++++ Input data

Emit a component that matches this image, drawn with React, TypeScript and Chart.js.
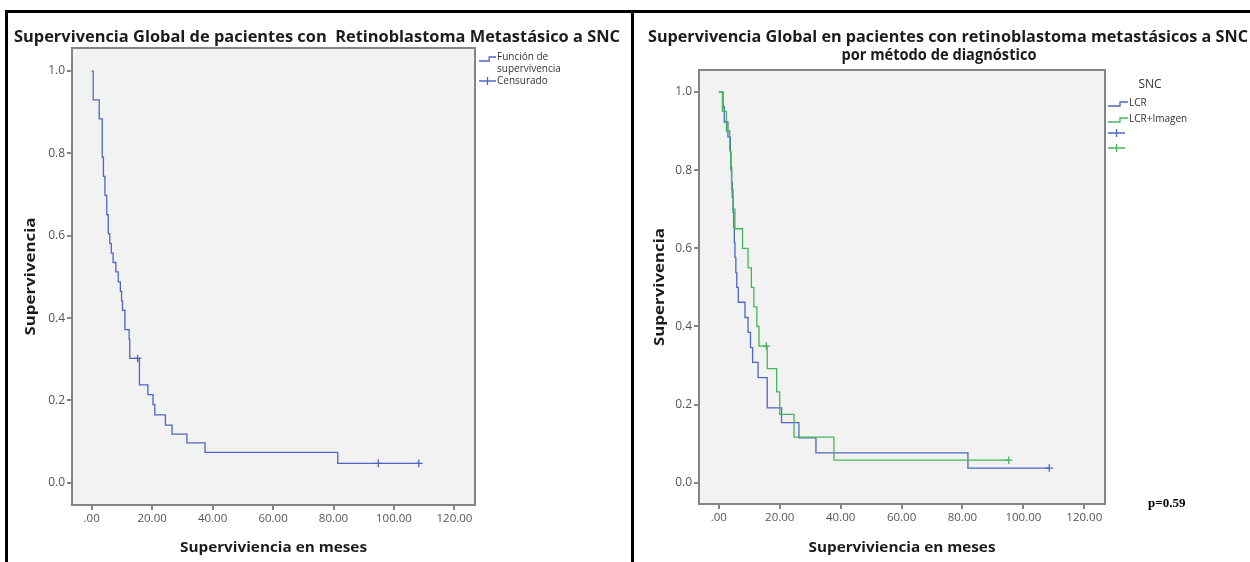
import React, { useEffect, useRef } from 'react';
import { Chart, registerables } from 'chart.js';

Chart.register(...registerables);

// ---------- Data ----------
const xTickValues = [0, 20, 40, 60, 80, 100, 120];
const xTickLabels = ['.00', '20.00', '40.00', '60.00', '80.00', '100.00', '120.00'];
const yTickValues = [0, 0.2, 0.4, 0.6, 0.8, 1.0];
const yTickLabels = ['0.0', '0.2', '0.4', '0.6', '0.8', '1.0'];

// Left panel: overall survival (Kaplan-Meier step points: time, survival after event)
const overallTimes = [0, 0.5, 2.5, 3.5, 3.9, 4.4, 5.0, 5.5, 6.0, 6.5, 7.1, 8.0, 8.8, 9.5, 9.9, 10.2, 11.0, 12.4, 12.6, 15.8, 18.6, 20.3, 20.9, 24.4, 26.6, 31.5, 37.5, 81.4, 108.2];
const overallSurv = [1.0, 0.93, 0.884, 0.791, 0.744, 0.698, 0.651, 0.605, 0.581, 0.558, 0.535, 0.512, 0.488, 0.465, 0.442, 0.419, 0.372, 0.349, 0.302, 0.238, 0.214, 0.19, 0.165, 0.14, 0.118, 0.097, 0.074, 0.047, 0.047];
const overallCensorTimes = [15.2, 94.8, 108.2];
const overallCensorSurv = [0.302, 0.047, 0.047];

// Right panel: by diagnostic method
const lcrTimes = [0, 1.4, 1.8, 3.0, 3.8, 4.0, 4.2, 4.4, 4.7, 4.9, 5.1, 5.3, 5.6, 5.9, 6.4, 8.6, 9.6, 10.4, 11.1, 12.9, 15.9, 20.6, 26.3, 31.9, 81.8, 108.5];
const lcrSurv = [1.0, 0.962, 0.923, 0.885, 0.846, 0.808, 0.769, 0.731, 0.692, 0.654, 0.615, 0.577, 0.538, 0.5, 0.462, 0.423, 0.385, 0.346, 0.308, 0.269, 0.192, 0.154, 0.115, 0.077, 0.038, 0.038];
const lcrCensorTimes = [108.5];
const lcrCensorSurv = [0.038];

const imgTimes = [0, 1.2, 2.5, 3.6, 3.9, 4.2, 4.7, 5.3, 7.8, 9.6, 10.7, 11.5, 12.5, 13.2, 15.9, 19.0, 20.0, 24.7, 37.8, 95.2];
const imgSurv = [1.0, 0.95, 0.9, 0.85, 0.8, 0.75, 0.7, 0.65, 0.6, 0.55, 0.5, 0.45, 0.4, 0.35, 0.292, 0.233, 0.175, 0.117, 0.058, 0.058];
const imgCensorTimes = [15.6, 95.2];
const imgCensorSurv = [0.35, 0.058];

const leftTitle = 'Supervivencia Global de pacientes con  Retinoblastoma Metastásico a SNC';
const rightTitle = ['Supervivencia Global en pacientes con retinoblastoma metastásicos a SNC', 'por método de diagnóstico'];
const yAxisTitle = 'Supervivencia';
const xAxisTitle = 'Superviviencia en meses';
const leftLegend = ['Función de', 'supervivencia', 'Censurado'];
const rightLegendTitle = 'SNC';
const groupNames = ['LCR', 'LCR+Imagen'];
const pValueText = 'p=0.59';

// ---------- Styles ----------
const BLUE = '#4e66c2';
const GREEN = '#45b65a';
const AXIS_GRAY = '#858585';
const PLOT_BG = '#f2f2f2';
const TICK_COLOR = '#555555';
const TEXT = '#1c1c1c';
const SANS = '"Open Sans", "Noto Sans", sans-serif';
const X_MIN = -6.5, X_MAX = 126.8, Y_MIN = -0.054, Y_MAX = 1.056;

function pts(xs: number[], ys: number[]) {
  return xs.map((x, i) => ({ x, y: ys[i] }));
}

function drawText(ctx: CanvasRenderingContext2D, text: string, x: number, y: number, font: string, color: string, align: CanvasTextAlign, targetWidth?: number, rotate?: boolean) {
  ctx.save();
  ctx.font = font;
  ctx.fillStyle = color;
  ctx.textAlign = align;
  ctx.textBaseline = 'middle';
  ctx.translate(x, y);
  if (rotate) ctx.rotate(-Math.PI / 2);
  if (targetWidth) {
    const w = ctx.measureText(text).width;
    if (w > 0) ctx.scale(targetWidth / w, 1);
  }
  ctx.fillText(text, 0, 0);
  ctx.restore();
}

function scalesFor(yWidth: number, xHeight: number): any {
  return {
    x: {
      type: 'linear', min: X_MIN, max: X_MAX,
      afterBuildTicks: (s: any) => { s.ticks = xTickValues.map((v) => ({ value: v })); },
      afterFit: (s: any) => { s.height = xHeight; },
      ticks: {
        autoSkip: false, maxRotation: 0, minRotation: 0, padding: 2, color: TICK_COLOR,
        font: { family: SANS, size: 11.5 },
        callback: (_v: any, i: number) => xTickLabels[i],
      },
      grid: { drawOnChartArea: false, drawTicks: true, tickLength: 5, color: AXIS_GRAY, lineWidth: 2 },
      border: { display: false },
    },
    y: {
      type: 'linear', min: Y_MIN, max: Y_MAX,
      afterBuildTicks: (s: any) => { s.ticks = yTickValues.map((v) => ({ value: v })); },
      afterFit: (s: any) => { s.width = yWidth; },
      ticks: {
        autoSkip: false, padding: 2, color: TICK_COLOR,
        font: { family: SANS, size: 12 },
        callback: (_v: any, i: number) => yTickLabels[i],
      },
      grid: { drawOnChartArea: false, drawTicks: true, tickLength: 5, color: AXIS_GRAY, lineWidth: 2 },
      border: { display: false },
    },
  };
}

function panelPlugin(drawExtras: (ctx: CanvasRenderingContext2D, area: any) => void) {
  return {
    id: 'panelDecor',
    beforeDraw(chart: any) {
      const { ctx, chartArea: a } = chart;
      ctx.save();
      ctx.fillStyle = PLOT_BG;
      ctx.fillRect(a.left, a.top, a.right - a.left, a.bottom - a.top);
      ctx.restore();
    },
    afterDraw(chart: any) {
      const { ctx, chartArea: a } = chart;
      ctx.save();
      ctx.strokeStyle = AXIS_GRAY;
      ctx.lineWidth = 2;
      ctx.strokeRect(a.left, a.top, a.right - a.left, a.bottom - a.top);
      ctx.restore();
      drawExtras(ctx, a);
    },
  };
}

function stepSymbol(ctx: CanvasRenderingContext2D, x0: number, x1: number, yLow: number, yHigh: number, color: string) {
  const xm = x0 + (x1 - x0) * 0.6;
  ctx.save();
  ctx.strokeStyle = color;
  ctx.lineWidth = 1.3;
  ctx.beginPath();
  ctx.moveTo(x0, yLow);
  ctx.lineTo(xm, yLow);
  ctx.lineTo(xm, yHigh);
  ctx.lineTo(x1, yHigh);
  ctx.stroke();
  ctx.restore();
}

function crossSymbol(ctx: CanvasRenderingContext2D, x0: number, x1: number, y: number, color: string) {
  const xm = (x0 + x1) / 2;
  ctx.save();
  ctx.strokeStyle = color;
  ctx.lineWidth = 1.3;
  ctx.beginPath();
  ctx.moveTo(x0, y);
  ctx.lineTo(x1, y);
  ctx.moveTo(xm, y - 4);
  ctx.lineTo(xm, y + 4);
  ctx.stroke();
  ctx.restore();
}

const lineDs = (label: string, xs: number[], ys: number[], color: string, order: number) => ({
  label, data: pts(xs, ys), stepped: 'before', borderColor: color, borderWidth: 1.3,
  pointRadius: 0, pointHoverRadius: 0, fill: false, order,
});
const censorDs = (label: string, xs: number[], ys: number[], color: string, order: number) => ({
  label, data: pts(xs, ys), showLine: false, pointStyle: 'cross', pointRadius: 3.8,
  pointBorderColor: color, borderColor: color, pointBorderWidth: 1.3, pointHoverRadius: 0, order,
});

export default function App() {
  const leftRef = useRef<HTMLCanvasElement>(null);
  const rightRef = useRef<HTMLCanvasElement>(null);

  useEffect(() => {
    const titleFont = `bold 16px ${SANS}`;
    const axisFont = `bold 15px ${SANS}`;
    const legendFont = `10px ${SANS}`;

    const left = new Chart(leftRef.current!, {
      type: 'line',
      data: {
        datasets: [
          censorDs('Censurado', overallCensorTimes, overallCensorSurv, BLUE, 0) as any,
          lineDs('Función de supervivencia', overallTimes, overallSurv, BLUE, 1) as any,
        ],
      },
      options: {
        animation: false, responsive: false, maintainAspectRatio: false, events: [],
        layout: { padding: { left: 0, top: 48, right: 156, bottom: 0 } },
        plugins: { legend: { display: false }, title: { display: false }, tooltip: { enabled: false } },
        scales: scalesFor(72, 57),
      },
      plugins: [panelPlugin((ctx, a) => {
        drawText(ctx, leftTitle, 317, 37, titleFont, TEXT, 'center', 606);
        drawText(ctx, yAxisTitle, 31, (a.top + a.bottom) / 2, axisFont, TEXT, 'center', 118, true);
        drawText(ctx, xAxisTitle, (a.left + a.right) / 2, 548, axisFont, TEXT, 'center', 187);
        stepSymbol(ctx, 479, 496, 61, 57, BLUE);
        drawText(ctx, leftLegend[0], 497, 57, legendFont, '#333', 'left');
        drawText(ctx, leftLegend[1], 497, 69, legendFont, '#333', 'left');
        crossSymbol(ctx, 479, 496, 81, BLUE);
        drawText(ctx, leftLegend[2], 497, 81, legendFont, '#333', 'left');
      }) as any],
    });

    const right = new Chart(rightRef.current!, {
      type: 'line',
      data: {
        datasets: [
          censorDs(groupNames[1] + ' censurado', imgCensorTimes, imgCensorSurv, GREEN, 0) as any,
          censorDs(groupNames[0] + ' censurado', lcrCensorTimes, lcrCensorSurv, BLUE, 1) as any,
          lineDs(groupNames[1], imgTimes, imgSurv, GREEN, 2) as any,
          lineDs(groupNames[0], lcrTimes, lcrSurv, BLUE, 3) as any,
        ],
      },
      options: {
        animation: false, responsive: false, maintainAspectRatio: false, events: [],
        layout: { padding: { left: 0, top: 70, right: 145, bottom: 0 } },
        plugins: { legend: { display: false }, title: { display: false }, tooltip: { enabled: false } },
        scales: scalesFor(65, 58),
      },
      plugins: [panelPlugin((ctx, a) => {
        drawText(ctx, rightTitle[0], 314, 37, titleFont, TEXT, 'center', 600);
        drawText(ctx, rightTitle[1], 305, 55, titleFont, TEXT, 'center', 195);
        drawText(ctx, yAxisTitle, 26, (a.top + a.bottom) / 2, axisFont, TEXT, 'center', 118, true);
        drawText(ctx, xAxisTitle, (a.left + a.right) / 2, 548, axisFont, TEXT, 'center', 187);
        drawText(ctx, rightLegendTitle, 516, 85, `12px ${SANS}`, '#333', 'center');
        stepSymbol(ctx, 474, 494, 106, 102, BLUE);
        drawText(ctx, groupNames[0], 495, 103.5, legendFont, '#333', 'left');
        stepSymbol(ctx, 474, 494, 122, 118, GREEN);
        drawText(ctx, groupNames[1], 495, 119.5, legendFont, '#333', 'left');
        crossSymbol(ctx, 474, 491, 133, BLUE);
        crossSymbol(ctx, 474, 491, 148, GREEN);
        drawText(ctx, pValueText, 514, 504, 'bold 13px "Liberation Serif", "Times New Roman", serif', '#000', 'left');
      }) as any],
    });

    return () => {
      left.destroy();
      right.destroy();
    };
  }, []);

  const line = (style: React.CSSProperties) => (
    <div style={{ position: 'absolute', background: '#000', ...style }} />
  );

  return (
    <div style={{ position: 'absolute', left: 0, top: 0, width: 1250, height: 562, background: '#fff', overflow: 'hidden' }}>
      <canvas ref={leftRef} width={631} height={562} style={{ position: 'absolute', left: 0, top: 0, width: 631, height: 562 }} />
      <canvas ref={rightRef} width={616} height={562} style={{ position: 'absolute', left: 634, top: 0, width: 616, height: 562 }} />
      {line({ left: 5, top: 10, width: 1245, height: 3 })}
      {line({ left: 5, top: 10, width: 3, height: 552 })}
      {line({ left: 631, top: 10, width: 3, height: 552 })}
    </div>
  );
}
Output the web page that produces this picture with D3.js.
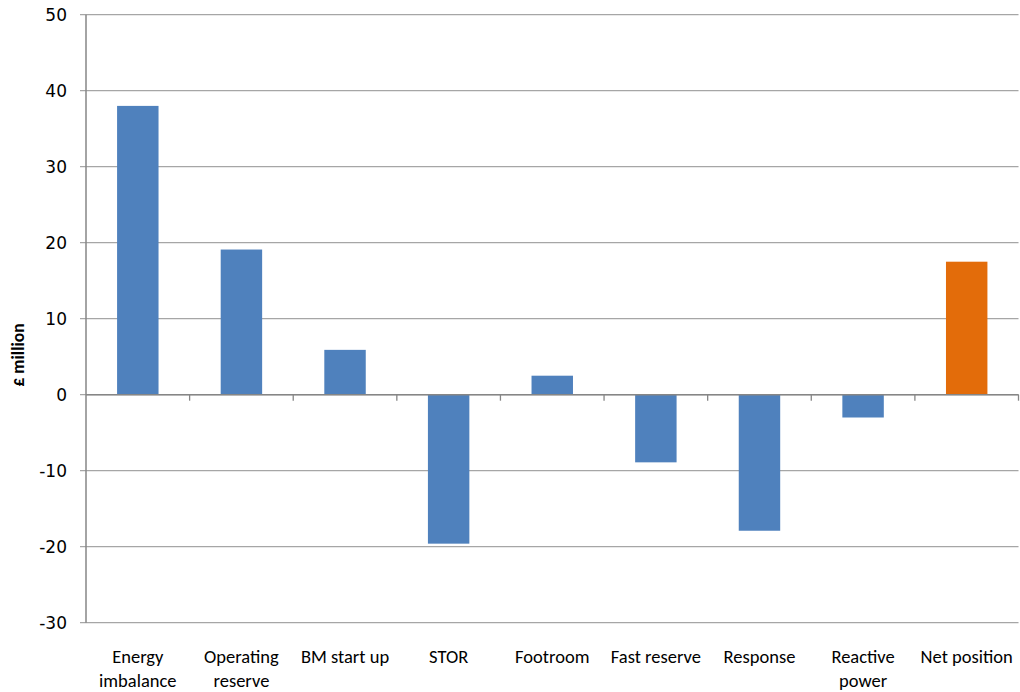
<!DOCTYPE html>
<html><head><meta charset="utf-8">
<script src="https://cdn.jsdelivr.net/npm/d3@7"></script>
<style>body{margin:0;background:#fff}</style>
</head><body>
<svg id="chart" width="1020" height="692"></svg>
<script>
const categories = ["Energy imbalance","Operating reserve","BM start up","STOR","Footroom","Fast reserve","Response","Reactive power","Net position"];
const values = [38.0, 19.1, 5.9, -19.6, 2.5, -8.9, -17.9, -3.0, 17.5];
const barColors = ["#4f81bd","#4f81bd","#4f81bd","#4f81bd","#4f81bd","#4f81bd","#4f81bd","#4f81bd","#e36c0a"];
const yTicks = [-30,-20,-10,0,10,20,30,40,50];
const yTitle = "£ million";

(function(){
const svg = d3.select("#chart");
const pl = 86, pr = 1018.5, pt = 14.7, pb = 622.7;
const x = d3.scaleBand().domain(categories).range([pl, pr]).paddingInner(0.6).paddingOuter(0.3);
const y = d3.scaleLinear().domain([-30, 50]).range([pb, pt]);

// gridlines
svg.append("g").selectAll("line").data(yTicks).join("line")
  .attr("x1", pl - 6).attr("x2", pr)
  .attr("y1", d => y(d)).attr("y2", d => y(d))
  .attr("stroke", "#a6a6a6").attr("stroke-width", 1.3);

// bars
svg.append("g").selectAll("rect").data(values).join("rect")
  .attr("x", (d,i) => x(categories[i]))
  .attr("width", x.bandwidth())
  .attr("y", d => y(Math.max(0,d)))
  .attr("height", d => Math.abs(y(d) - y(0)))
  .attr("fill", (d,i) => barColors[i]);

// y axis line
svg.append("line").attr("x1", pl).attr("x2", pl).attr("y1", pt).attr("y2", pb)
  .attr("stroke", "#868686").attr("stroke-width", 1.5);
// zero axis
svg.append("line").attr("x1", pl).attr("x2", pr).attr("y1", y(0)).attr("y2", y(0))
  .attr("stroke", "#868686").attr("stroke-width", 1.5);
// category ticks
const tickXs = d3.range(categories.length + 1).map(i => pl + i * x.step());
svg.append("g").selectAll("line").data(tickXs.slice(1)).join("line")
  .attr("x1", d => d).attr("x2", d => d).attr("y1", y(0)).attr("y2", y(0) + 6)
  .attr("stroke", "#868686").attr("stroke-width", 1.3);

// y tick labels
svg.append("g").selectAll("text").data(yTicks).join("text")
  .attr("x", 67).attr("y", d => y(d)).attr("dy", "0.36em")
  .attr("text-anchor", "end")
  .attr("font-family", "DejaVu Sans").attr("font-size", 17).attr("fill", "#000")
  .text(d => d);

// category labels
const catG = svg.append("g");
categories.forEach((c, i) => {
  const cx = x(c) + x.bandwidth()/2;
  const t = catG.append("text").attr("text-anchor", "middle")
    .attr("font-family", "Carlito, Lato, sans-serif").attr("font-size", 18.5).attr("fill", "#000");
  const words = c.split(" ");
  let lines = [], line = [];
  const probe = t.append("tspan");
  words.forEach(w => {
    const test = line.concat([w]).join(" ");
    probe.text(test);
    if (probe.node().getComputedTextLength() > 101 && line.length) { lines.push(line.join(" ")); line = [w]; }
    else line.push(w);
  });
  lines.push(line.join(" "));
  probe.remove();
  lines.forEach((l, j) => {
    t.append("tspan").attr("x", cx).attr("y", 663 + j * 24).text(l);
  });
});

// y title
svg.append("text").attr("transform", "translate(24,355) rotate(-90)")
  .attr("text-anchor", "middle").attr("font-family", "Carlito, Lato, sans-serif")
  .attr("font-weight", "bold").attr("font-size", 17.5).text(yTitle);
})();
</script>
</body></html>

++++++++

■ Requirement
Begin at the top of the records above and retype each line exactly until the line containing "const yTickLabels = ['0.0', '0.2', '0.4', '0.6', '0.8', '1.0'];", which is included. Skip all pictures.

■ Problem solution
Emit a component that matches this image, drawn with React, TypeScript and Chart.js.
import React, { useEffect, useRef } from 'react';
import { Chart, registerables } from 'chart.js';

Chart.register(...registerables);

// ---------- Data ----------
const xTickValues = [0, 20, 40, 60, 80, 100, 120];
const xTickLabels = ['.00', '20.00', '40.00', '60.00', '80.00', '100.00', '120.00'];
const yTickValues = [0, 0.2, 0.4, 0.6, 0.8, 1.0];
const yTickLabels = ['0.0', '0.2', '0.4', '0.6', '0.8', '1.0'];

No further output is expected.